▶ DATA:
--------------------------------------------------
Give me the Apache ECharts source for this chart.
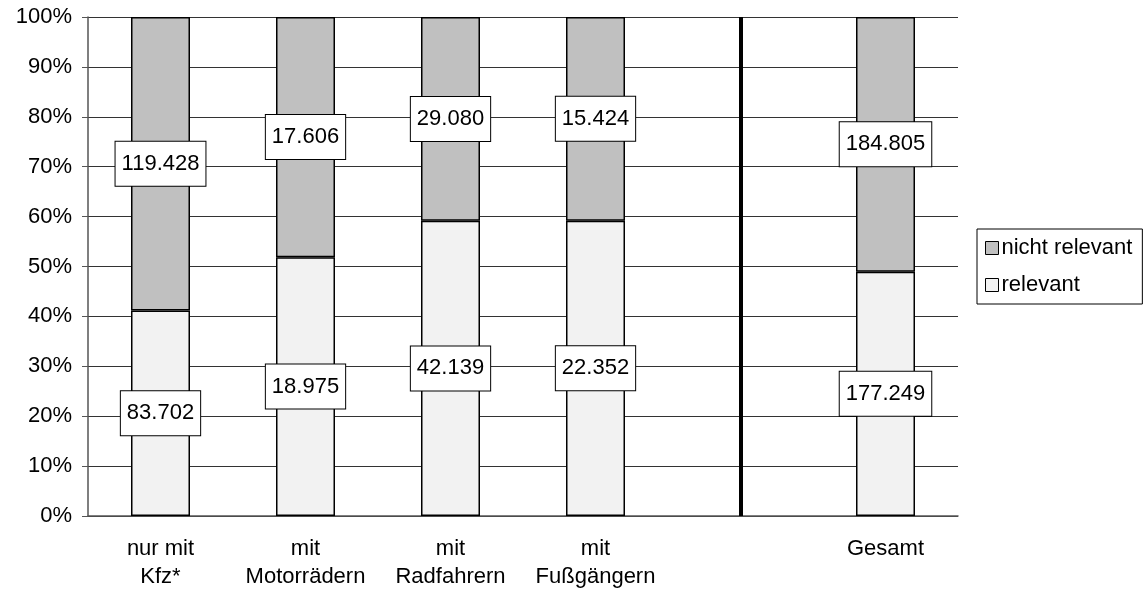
<!DOCTYPE html>
<html>
<head>
<meta charset="utf-8">
<script src="https://cdn.jsdelivr.net/npm/echarts@6/dist/echarts.min.js"></script>
<style>
html,body{margin:0;padding:0;background:#fff;}
#chart{width:1146px;height:592px;}
</style>
</head>
<body>
<div id="chart"></div>
<script>
var categories = ['nur mit\nKfz*', 'mit\nMotorrädern', 'mit\nRadfahrern', 'mit\nFußgängern', '', 'Gesamt'];
var relevant = [83702, 18975, 42139, 22352, null, 177249];
var nichtRelevant = [119428, 17606, 29080, 15424, null, 184805];
var yTicks = [0, 10, 20, 30, 40, 50, 60, 70, 80, 90, 100];

function pct(a, b) { return a == null ? '-' : a / (a + b) * 100; }
var relPct = relevant.map(function (v, i) { return pct(v, nichtRelevant[i]); });
var nrPct = nichtRelevant.map(function (v, i) { return pct(v, relevant[i]); });
function fmt(n) { return String(n).replace(/\B(?=(\d{3})+(?!\d))/g, '.'); }

var FONT = 'Liberation Sans, Arial, sans-serif';
var labelStyle = {
  show: true,
  position: 'inside',
  color: '#000',
  fontFamily: FONT,
  fontSize: 22,
  lineHeight: 22,
  backgroundColor: '#fff',
  borderColor: '#000',
  borderWidth: 1,
  padding: [11, 6, 11, 6]
};

var chart = echarts.init(document.getElementById('chart'), null, { renderer: 'canvas' });
chart.setOption({
  animation: false,
  backgroundColor: '#fff',
  grid: { left: 88, right: 188, top: 17, bottom: 76, containLabel: false },
  legend: {
    orient: 'vertical',
    left: 977,
    top: 229,
    padding: [8, 10, 8, 8],
    itemWidth: 13,
    itemHeight: 13,
    itemGap: 15,
    borderColor: '#000',
    borderWidth: 1,
    icon: 'rect',
    selectedMode: false,
    textStyle: { color: '#000', fontFamily: FONT, fontSize: 22, padding: [0, 0, 0, -2] },
    data: [
      { name: 'nicht relevant', itemStyle: { color: '#c0c0c0', borderColor: '#000', borderWidth: 1 } },
      { name: 'relevant', itemStyle: { color: '#f2f2f2', borderColor: '#000', borderWidth: 1 } }
    ]
  },
  xAxis: {
    type: 'category',
    data: categories,
    axisLine: { show: true, lineStyle: { color: '#555', width: 1.5 } },
    axisTick: { show: false },
    axisLabel: { color: '#000', fontFamily: FONT, fontSize: 22, lineHeight: 28, margin: 19, interval: 0 }
  },
  yAxis: {
    type: 'value',
    min: 0,
    max: 100,
    interval: 10,
    axisLine: { show: true, lineStyle: { color: '#555', width: 1.5 } },
    axisTick: { show: true, inside: false, length: 6, lineStyle: { color: '#555' } },
    axisLabel: {
      color: '#000', fontFamily: FONT, fontSize: 22, margin: 16,
      formatter: function (v) { return yTicks.indexOf(v) >= 0 ? v + '%' : ''; }
    },
    splitLine: { show: true, lineStyle: { color: '#333', width: 1.2 } }
  },
  series: [
    {
      name: 'relevant',
      type: 'bar',
      stack: 'a',
      barWidth: 59,
      data: relPct,
      itemStyle: { color: '#f2f2f2', borderColor: '#000', borderWidth: 1.5 },
      label: Object.assign({}, labelStyle, {
        formatter: function (p) { return fmt(relevant[p.dataIndex]); }
      }),
      markLine: {
        silent: true,
        symbol: 'none',
        label: { show: false },
        lineStyle: { color: '#000', width: 4, type: 'solid' },
        data: [{ xAxis: 4 }]
      },
      z: 3
    },
    {
      name: 'nicht relevant',
      type: 'bar',
      stack: 'a',
      barWidth: 59,
      data: nrPct,
      itemStyle: { color: '#c0c0c0', borderColor: '#000', borderWidth: 1.5 },
      label: Object.assign({}, labelStyle, {
        formatter: function (p) { return fmt(nichtRelevant[p.dataIndex]); }
      }),
      z: 2
    }
  ]
});
</script>
</body>
</html>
--------------------------------------------------
▶ STATED PROBLEM: Output the data exactly. Pictures don't belong in the result.

▶ RESPONSE TO THE TASK:
Give me the Apache ECharts source for this chart.
<!DOCTYPE html>
<html>
<head>
<meta charset="utf-8">
<script src="https://cdn.jsdelivr.net/npm/echarts@6/dist/echarts.min.js"></script>
<style>
html,body{margin:0;padding:0;background:#fff;}
#chart{width:1146px;height:592px;}
</style>
</head>
<body>
<div id="chart"></div>
<script>
var categories = ['nur mit\nKfz*', 'mit\nMotorrädern', 'mit\nRadfahrern', 'mit\nFußgängern', '', 'Gesamt'];
var relevant = [83702, 18975, 42139, 22352, null, 177249];
var nichtRelevant = [119428, 17606, 29080, 15424, null, 184805];
var yTicks = [0, 10, 20, 30, 40, 50, 60, 70, 80, 90, 100];

function pct(a, b) { return a == null ? '-' : a / (a + b) * 100; }
var relPct = relevant.map(function (v, i) { return pct(v, nichtRelevant[i]); });
var nrPct = nichtRelevant.map(function (v, i) { return pct(v, relevant[i]); });
function fmt(n) { return String(n).replace(/\B(?=(\d{3})+(?!\d))/g, '.'); }

var FONT = 'Liberation Sans, Arial, sans-serif';
var labelStyle = {
  show: true,
  position: 'inside',
  color: '#000',
  fontFamily: FONT,
  fontSize: 22,
  lineHeight: 22,
  backgroundColor: '#fff',
  borderColor: '#000',
  borderWidth: 1,
  padding: [11, 6, 11, 6]
};

var chart = echarts.init(document.getElementById('chart'), null, { renderer: 'canvas' });
chart.setOption({
  animation: false,
  backgroundColor: '#fff',
  grid: { left: 88, right: 188, top: 17, bottom: 76, containLabel: false },
  legend: {
    orient: 'vertical',
    left: 977,
    top: 229,
    padding: [8, 10, 8, 8],
    itemWidth: 13,
    itemHeight: 13,
    itemGap: 15,
    borderColor: '#000',
    borderWidth: 1,
    icon: 'rect',
    selectedMode: false,
    textStyle: { color: '#000', fontFamily: FONT, fontSize: 22, padding: [0, 0, 0, -2] },
    data: [
      { name: 'nicht relevant', itemStyle: { color: '#c0c0c0', borderColor: '#000', borderWidth: 1 } },
      { name: 'relevant', itemStyle: { color: '#f2f2f2', borderColor: '#000', borderWidth: 1 } }
    ]
  },
  xAxis: {
    type: 'category',
    data: categories,
    axisLine: { show: true, lineStyle: { color: '#555', width: 1.5 } },
    axisTick: { show: false },
    axisLabel: { color: '#000', fontFamily: FONT, fontSize: 22, lineHeight: 28, margin: 19, interval: 0 }
  },
  yAxis: {
    type: 'value',
    min: 0,
    max: 100,
    interval: 10,
    axisLine: { show: true, lineStyle: { color: '#555', width: 1.5 } },
    axisTick: { show: true, inside: false, length: 6, lineStyle: { color: '#555' } },
    axisLabel: {
      color: '#000', fontFamily: FONT, fontSize: 22, margin: 16,
      formatter: function (v) { return yTicks.indexOf(v) >= 0 ? v + '%' : ''; }
    },
    splitLine: { show: true, lineStyle: { color: '#333', width: 1.2 } }
  },
  series: [
    {
      name: 'relevant',
      type: 'bar',
      stack: 'a',
      barWidth: 59,
      data: relPct,
      itemStyle: { color: '#f2f2f2', borderColor: '#000', borderWidth: 1.5 },
      label: Object.assign({}, labelStyle, {
        formatter: function (p) { return fmt(relevant[p.dataIndex]); }
      }),
      markLine: {
        silent: true,
        symbol: 'none',
        label: { show: false },
        lineStyle: { color: '#000', width: 4, type: 'solid' },
        data: [{ xAxis: 4 }]
      },
      z: 3
    },
    {
      name: 'nicht relevant',
      type: 'bar',
      stack: 'a',
      barWidth: 59,
      data: nrPct,
      itemStyle: { color: '#c0c0c0', borderColor: '#000', borderWidth: 1.5 },
      label: Object.assign({}, labelStyle, {
        formatter: function (p) { return fmt(nichtRelevant[p.dataIndex]); }
      }),
      z: 2
    }
  ]
});
</script>
</body>
</html>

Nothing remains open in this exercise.